Inexigibilidade de Licitação e Falta de Transparência no Diagnóstico da CRM
A Inexigibilidade de Licitação nº 005/2023, que resultou na contratação da Alvarez & Marsal Consultoria em Infraestrutura Ltda., destinou-se à elaboração de um diagnóstico, avaliação e estratégias futuras para a CRM. “ O contrato, firmado com a Secretaria de Meio Ambiente e Infraestrutura, tem o valor de R$5.087.500,00. No entanto, não há informações públicas sobre o andamento desse plano até o momento”, pontuou Wurdig.
Segundo Wurdig, a UTE Candiota III, que ficou inativa por cinco meses em 2024, ainda recebeu mais de R$78 milhões em subsídios da CDE. “Este empreendimento fóssil, considerado instável, não operou durante as inundações de maio de 2024 no Rio Grande do Sul, evidenciando a falta de segurança e dependência de fontes de energia não renováveis”. Os dados são do Monitor Energia da ARAYARA.
Geração por combustível
O governo do Estado do Rio Grande do Sul, por meio do Departamento de Energia da Secretaria do Meio Ambiente e Infraestrutura (Sema), publica mensalmente o Boletim Energético no site da SEMA. Ao analisar os dados de março, julho, agosto e setembro de 2024, observa-se uma grande variação na geração de energia a partir do carvão mineral, proveniente das Usinas de Pampa Sul e Candiota III, localizadas no município de Candiota.

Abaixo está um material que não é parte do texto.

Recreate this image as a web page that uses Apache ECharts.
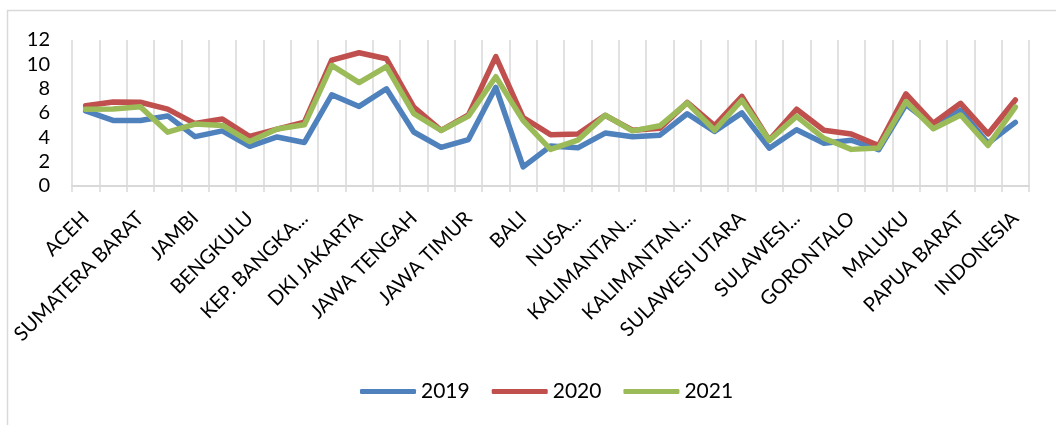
<!DOCTYPE html>
<html>
<head>
<meta charset="utf-8">
<style>
  html, body { margin: 0; padding: 0; background: #fff; }
  #chart { width: 1056px; height: 425px; }
</style>
<script src="https://cdn.jsdelivr.net/npm/echarts@6/dist/echarts.min.js"></script>
</head>
<body>
<div id="chart"></div>
<script>
// Open unemployment rate (%) by province, August of each year
const provinces = [
  'ACEH', 'SUMATERA UTARA', 'SUMATERA BARAT', 'RIAU', 'JAMBI',
  'SUMATERA SELATAN', 'BENGKULU', 'LAMPUNG', 'KEP. BANGKA BELITUNG', 'KEP. RIAU',
  'DKI JAKARTA', 'JAWA BARAT', 'JAWA TENGAH', 'DI YOGYAKARTA', 'JAWA TIMUR',
  'BANTEN', 'BALI', 'NUSA TENGGARA BARAT', 'NUSA TENGGARA TIMUR', 'KALIMANTAN BARAT',
  'KALIMANTAN TENGAH', 'KALIMANTAN SELATAN', 'KALIMANTAN TIMUR', 'KALIMANTAN UTARA', 'SULAWESI UTARA',
  'SULAWESI TENGAH', 'SULAWESI SELATAN', 'SULAWESI TENGGARA', 'GORONTALO', 'SULAWESI BARAT',
  'MALUKU', 'MALUKU UTARA', 'PAPUA BARAT', 'PAPUA', 'INDONESIA'
];

// Axis text as printed (long names are cut short)
const tickLabels = [
  'ACEH', 'SUMATERA UTARA', 'SUMATERA BARAT', 'RIAU', 'JAMBI',
  'SUMATERA SELATAN', 'BENGKULU', 'LAMPUNG', 'KEP. BANGKA...', 'KEP. RIAU',
  'DKI JAKARTA', 'JAWA BARAT', 'JAWA TENGAH', 'DI YOGYAKARTA', 'JAWA TIMUR',
  'BANTEN', 'BALI', 'NUSA TENGGARA BARAT', 'NUSA...', 'KALIMANTAN BARAT',
  'KALIMANTAN...', 'KALIMANTAN SELATAN', 'KALIMANTAN...', 'KALIMANTAN UTARA', 'SULAWESI UTARA',
  'SULAWESI TENGAH', 'SULAWESI...', 'SULAWESI TENGGARA', 'GORONTALO', 'SULAWESI BARAT',
  'MALUKU', 'MALUKU UTARA', 'PAPUA BARAT', 'PAPUA', 'INDONESIA'
];

const years = ['2019', '2020', '2021'];

const rate2019 = [
  6.17, 5.39, 5.38, 5.76, 4.06, 4.53, 3.26, 4.03, 3.58, 7.50,
  6.54, 7.99, 4.44, 3.18, 3.82, 8.11, 1.57, 3.28, 3.14, 4.35,
  4.04, 4.18, 5.94, 4.49, 6.01, 3.11, 4.62, 3.52, 3.76, 2.98,
  6.69, 4.97, 6.24, 3.51, 5.23
];
const rate2020 = [
  6.59, 6.91, 6.88, 6.32, 5.13, 5.51, 4.07, 4.67, 5.25, 10.34,
  10.95, 10.46, 6.48, 4.57, 5.84, 10.64, 5.63, 4.22, 4.28, 5.81,
  4.58, 4.74, 6.87, 4.97, 7.37, 3.77, 6.31, 4.58, 4.28, 3.32,
  7.57, 5.15, 6.80, 4.28, 7.07
];
const rate2021 = [
  6.30, 6.33, 6.52, 4.42, 5.09, 4.98, 3.65, 4.69, 5.03, 9.91,
  8.50, 9.82, 5.95, 4.56, 5.74, 8.98, 5.37, 3.01, 3.77, 5.82,
  4.53, 4.95, 6.83, 4.58, 7.06, 3.75, 5.72, 3.92, 3.01, 3.13,
  6.93, 4.71, 5.84, 3.33, 6.49
];

const yTicks = { min: 0, max: 12, step: 2 };
const colors = ['#4F81BD', '#C0504D', '#9BBB59'];
const FONT = 'Lato, "Open Sans", sans-serif';
const gridGray = '#D9D9D9';

const chart = echarts.init(document.getElementById('chart'), null, { renderer: 'canvas' });

const seriesData = [rate2019, rate2020, rate2021];

chart.setOption({
  animation: false,
  backgroundColor: '#fff',
  color: colors,
  graphic: [{
    type: 'rect',
    silent: true,
    shape: { x: 7.5, y: 10.5, width: 1200, height: 600 },
    style: { fill: 'none', stroke: gridGray, lineWidth: 1.5 }
  }],
  grid: { left: 72, right: 27, top: 40, bottom: 239 },
  legend: {
    data: years,
    bottom: 18,
    left: 355,
    icon: 'roundRect',
    itemWidth: 56,
    itemHeight: 5,
    itemGap: 22,
    textStyle: { fontFamily: FONT, fontSize: 21, color: '#000' }
  },
  xAxis: {
    type: 'category',
    data: provinces,
    boundaryGap: true,
    axisLine: { show: true, lineStyle: { color: gridGray, width: 2 } },
    axisTick: { show: true, length: 6, interval: 0, lineStyle: { color: gridGray, width: 1.5 } },
    splitLine: { show: true, interval: 0, lineStyle: { color: gridGray, width: 1.5 } },
    axisLabel: {
      interval: 1,
      rotate: 45,
      margin: 29,
      fontFamily: FONT,
      fontSize: 20,
      color: '#000',
      formatter: (v, i) => tickLabels[i]
    }
  },
  yAxis: {
    type: 'value',
    min: yTicks.min,
    max: yTicks.max,
    interval: yTicks.step,
    axisLine: { show: false },
    axisTick: { show: false },
    splitLine: { show: false },
    axisLabel: {
      margin: 22,
      fontFamily: FONT,
      fontSize: 20,
      color: '#000'
    }
  },
  series: years.map((y, k) => ({
    name: y,
    type: 'line',
    data: seriesData[k],
    symbol: 'none',
    showSymbol: false,
    lineStyle: { width: 5.5, color: colors[k], cap: 'round', join: 'round' },
    itemStyle: { color: colors[k] }
  }))
});
</script>
</body>
</html>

De acordo com informações do Operador Nacional do Sistema Elétrico (ONS), apenas a Usina Pampa Sul forneceu energia elétrica durante o desastre climático que atingiu o estado entre abril e junho de 2024. Essa informação pode ser confirmada no gráfico elaborado pela ARAYARA.
Termelétricas e enchentes do RS
A Usina de Candiota III ficou inoperante por mais de 6 meses em 2024, conforme confirmado pela Nota Técnica nº 183/2024 da ANEEL, que suspendeu a operação da Unidade Geradora UG 01 entre abril e setembro. A usina só voltou a operar após a Nota Técnica nº 207/2024, em 2 de outubro.
Entre 01/01/2024 e 18/11/2024, a usina ficou 56,5% do tempo (182 dias) fora de operação, não contribuindo para a geração de energia durante a tragédia climática que atingiu o estado nos meses de maio e junho de 2024. No entanto, recebeu mais de R$ 78 milhões de subsídios da CDE.